MISO has yet to offer a demand curve shape for its forward proposal for deregulated areas. Bladen said the final shape is “pending further Brattle Group analysis” but the resulting shape would most likely resemble shapes used by other RTOs. MISO has asked Brattle to look at broader, New York-style demand curves that have more megawatt breadth as well as the narrower PJM-style demand curve, he said.

The RTO’s forward proposal also has yet to identify the “hurdles” rate-regulated supply could face when electing to participate in deregulated areas. Bladen said MISO is working with Brattle on restrictions.

“MISO does not want to be a party to any LSE selling itself short,” Bladen explained.

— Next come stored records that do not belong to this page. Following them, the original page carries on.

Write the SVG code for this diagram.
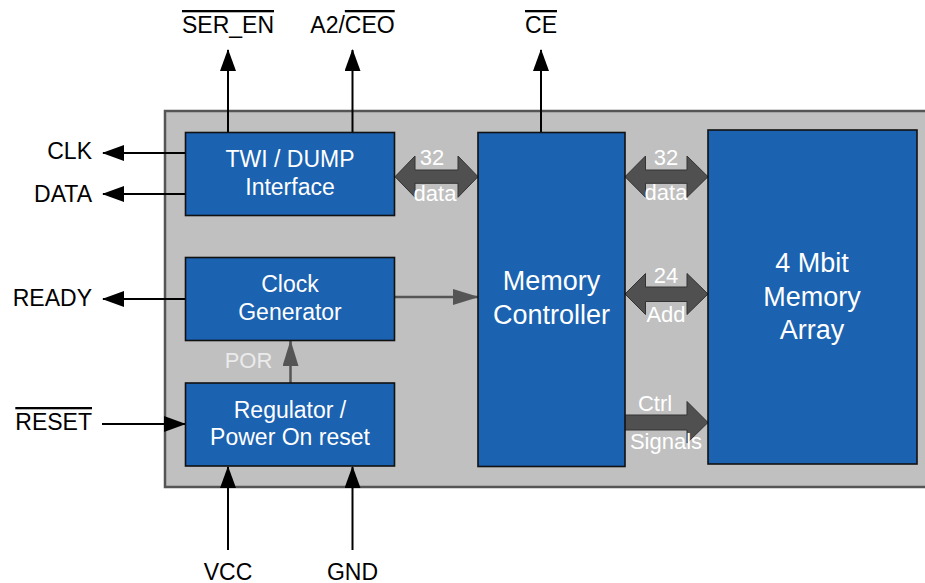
<svg xmlns="http://www.w3.org/2000/svg" width="925" height="583" viewBox="0 0 925 583">
<style>
.lbl{font-family:"Liberation Sans",Arial,sans-serif;font-size:23px;fill:#000}
.box{fill:#1b62b0;stroke:#111;stroke-width:1.6}
.bt{font-family:"Liberation Sans",Arial,sans-serif;font-size:23px;fill:#fff;text-anchor:middle}
.big{font-family:"Liberation Sans",Arial,sans-serif;font-size:27px;fill:#fff;text-anchor:middle}
.al{font-family:"Liberation Sans",Arial,sans-serif;font-size:22px;fill:#fff;text-anchor:middle}
.wire{stroke:#000;stroke-width:2;fill:none}
.gw{stroke:#555;stroke-width:2.5;fill:none}
.fat{fill:#505050;stroke:#333;stroke-width:1}
.ol{text-decoration:overline}
</style>
<defs>
<marker id="ah" viewBox="0 0 22 16" refX="21" refY="8" markerWidth="22" markerHeight="16" markerUnits="userSpaceOnUse" orient="auto"><path d="M0,0 L22,8 L0,16 Z" fill="#000"/></marker>
<marker id="gh" viewBox="0 0 26 16" refX="25" refY="8" markerWidth="26" markerHeight="16" markerUnits="userSpaceOnUse" orient="auto"><path d="M0,0 L26,8 L0,16 Z" fill="#555"/></marker>
</defs>
<rect id="chip" x="165" y="111" width="770" height="376" fill="#c0c0c0" stroke="#555" stroke-width="2.5"/>

<g id="connectors">
<line class="wire" x1="228" y1="132" x2="228" y2="50" marker-end="url(#ah)"/>
<line class="wire" x1="352.5" y1="132" x2="352.5" y2="50" marker-end="url(#ah)"/>
<line class="wire" x1="541" y1="132" x2="541" y2="50" marker-end="url(#ah)"/>
<line class="wire" x1="185" y1="153" x2="103" y2="153" marker-end="url(#ah)"/>
<line class="wire" x1="185" y1="194" x2="103" y2="194" marker-end="url(#ah)"/>
<line class="wire" x1="185" y1="299" x2="103" y2="299" marker-end="url(#ah)"/>
<line class="wire" x1="102" y1="424" x2="185" y2="424" marker-end="url(#ah)"/>
<line class="wire" x1="228" y1="550" x2="228" y2="467" marker-end="url(#ah)"/>
<line class="wire" x1="352.5" y1="550" x2="352.5" y2="467" marker-end="url(#ah)"/>
<line class="gw" x1="395" y1="297" x2="478" y2="297" marker-end="url(#gh)"/>
<line class="gw" x1="290.5" y1="383" x2="290.5" y2="341" marker-end="url(#gh)"/>
<path class="fat" d="M395,176.7 L415,156 L415,170 L458,170 L458,156 L478,176.7 L458,197.3 L458,183.3 L415,183.3 L415,197.3 Z"/>
<path class="fat" d="M625,176.7 L645.5,156 L645.5,170 L687,170 L687,156 L708,176.7 L687,197.3 L687,183.3 L645.5,183.3 L645.5,197.3 Z"/>
<path class="fat" d="M625,294 L645.5,273.5 L645.5,287 L687,287 L687,273.5 L708,294 L687,314.5 L687,301.5 L645.5,301.5 L645.5,314.5 Z"/>
<path class="fat" d="M624,415 L687,415 L687,401.5 L708,422.5 L687,443 L687,430 L624,430 Z"/>
</g>

<g id="twi"><rect class="box" x="185.5" y="132.5" width="209" height="83"/>
<text class="bt" x="290" y="167">TWI / DUMP</text><text class="bt" x="290" y="194.5">Interface</text></g>
<g id="clockgen"><rect class="box" x="185.5" y="257.5" width="209" height="83"/>
<text class="bt" x="290" y="292">Clock</text><text class="bt" x="290" y="320">Generator</text></g>
<g id="regulator"><rect class="box" x="185.5" y="383" width="209" height="83"/>
<text class="bt" x="290" y="418">Regulator /</text><text class="bt" x="290" y="445">Power On reset</text></g>
<g id="memctrl"><rect class="box" x="478" y="132.5" width="147" height="334"/>
<text class="big" x="551.5" y="290">Memory</text><text class="big" x="551.5" y="323.5">Controller</text></g>
<g id="memarray"><rect class="box" x="708" y="130" width="209" height="334"/>
<text class="big" x="812" y="272">4 Mbit</text><text class="big" x="812" y="306">Memory</text><text class="big" x="812" y="339">Array</text></g>

<g id="bus-labels">
<text class="al" x="432" y="165">32</text><text class="al" x="435" y="201">data</text>
<text class="al" x="666" y="165">32</text><text class="al" x="666" y="200">data</text>
<text class="al" x="666" y="283">24</text><text class="al" x="666" y="321.5">Add</text>
<text class="al" x="655" y="410.5">Ctrl</text><text class="al" x="666" y="449">Signals</text>
<text class="al" x="248.5" y="368" style="fill:#ebebeb">POR</text>
</g>

<g id="pins">
<text class="lbl" x="228" y="33" text-anchor="middle"><tspan class="ol">SER_EN</tspan></text>
<text class="lbl" x="352.5" y="33" text-anchor="middle">A2/<tspan class="ol">CEO</tspan></text>
<text class="lbl" x="541" y="33" text-anchor="middle"><tspan class="ol">CE</tspan></text>
<text class="lbl" x="92" y="158.5" text-anchor="end">CLK</text>
<text class="lbl" x="92" y="202" text-anchor="end">DATA</text>
<text class="lbl" x="92" y="306" text-anchor="end">READY</text>
<text class="lbl" x="92" y="430" text-anchor="end"><tspan class="ol">RESET</tspan></text>
<text class="lbl" x="228" y="580" text-anchor="middle">VCC</text>
<text class="lbl" x="352.5" y="580" text-anchor="middle">GND</text>
</g>
</svg>
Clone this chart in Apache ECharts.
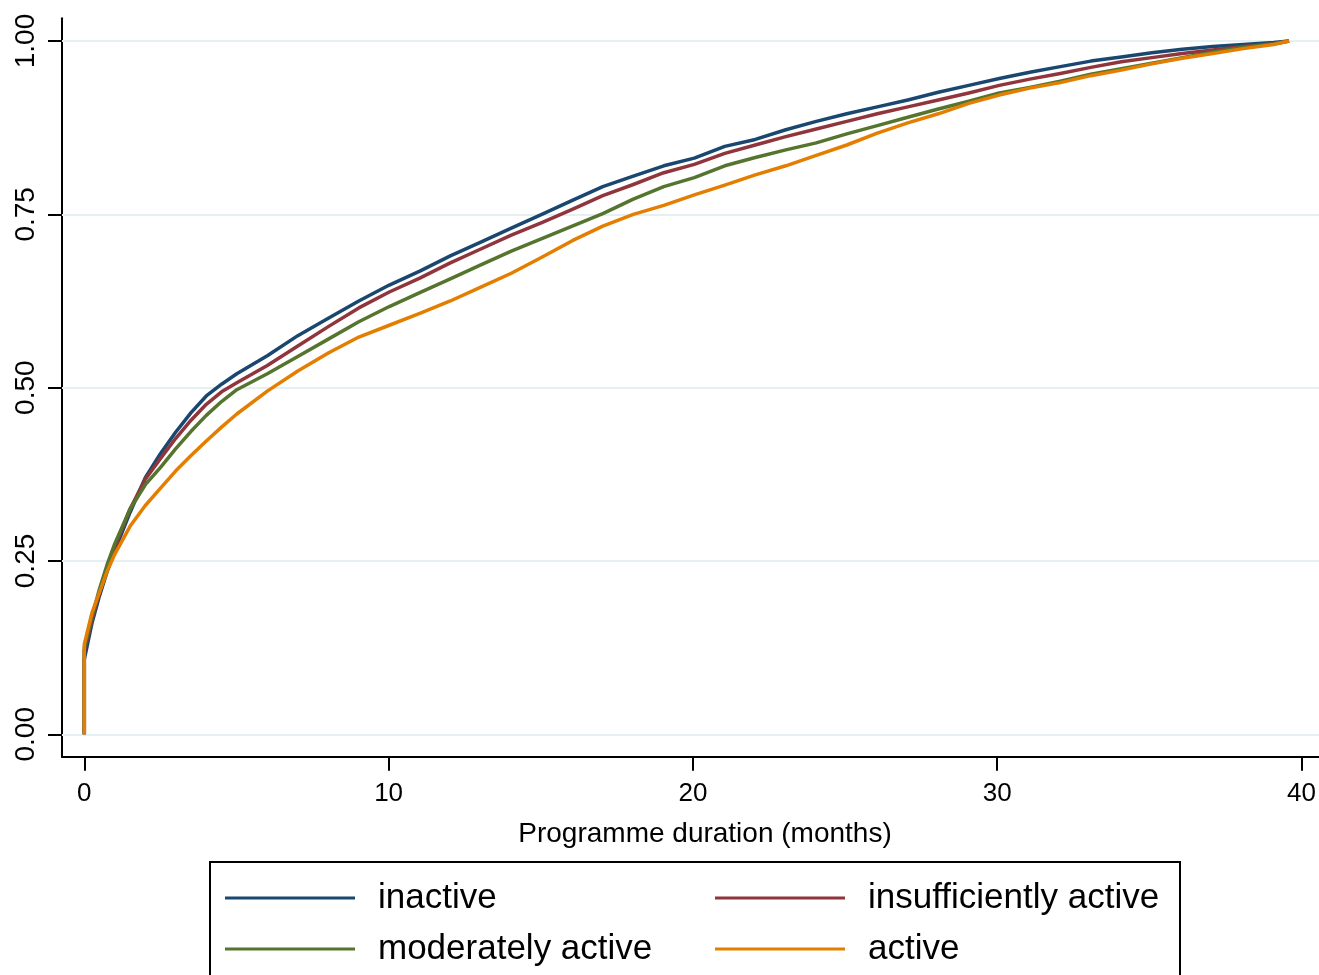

Stakeholders: Give Us the Evidence

Stakeholders sought more evidence that either proposal would work, with several asking MISO to run simulations using the 2016/17 planning year offers.

Indianapolis Power and Light’s Ted Leffler asked if simulations have been run at all.

“We’re working on it. The short answer is it’s complicated,” Bladen said. He said both MISO and the IMM would come back with simulations and concrete examples, but their results could differ.

Bladen also said there has been “a high lack of understanding [among stakeholders] on how these proposals would work.”

Susan Satter, public utilities counsel for the Illinois attorney general’s office, asked at what point regulated suppliers would supply load in Zone 4 using a hybrid model. Bladen responded that regulated suppliers would influence the competitive retail price by contributing to the systemwide demand curve. He added the systemwide demand curve is needed so deregulated areas contribute to footprint-wide resource adequacy.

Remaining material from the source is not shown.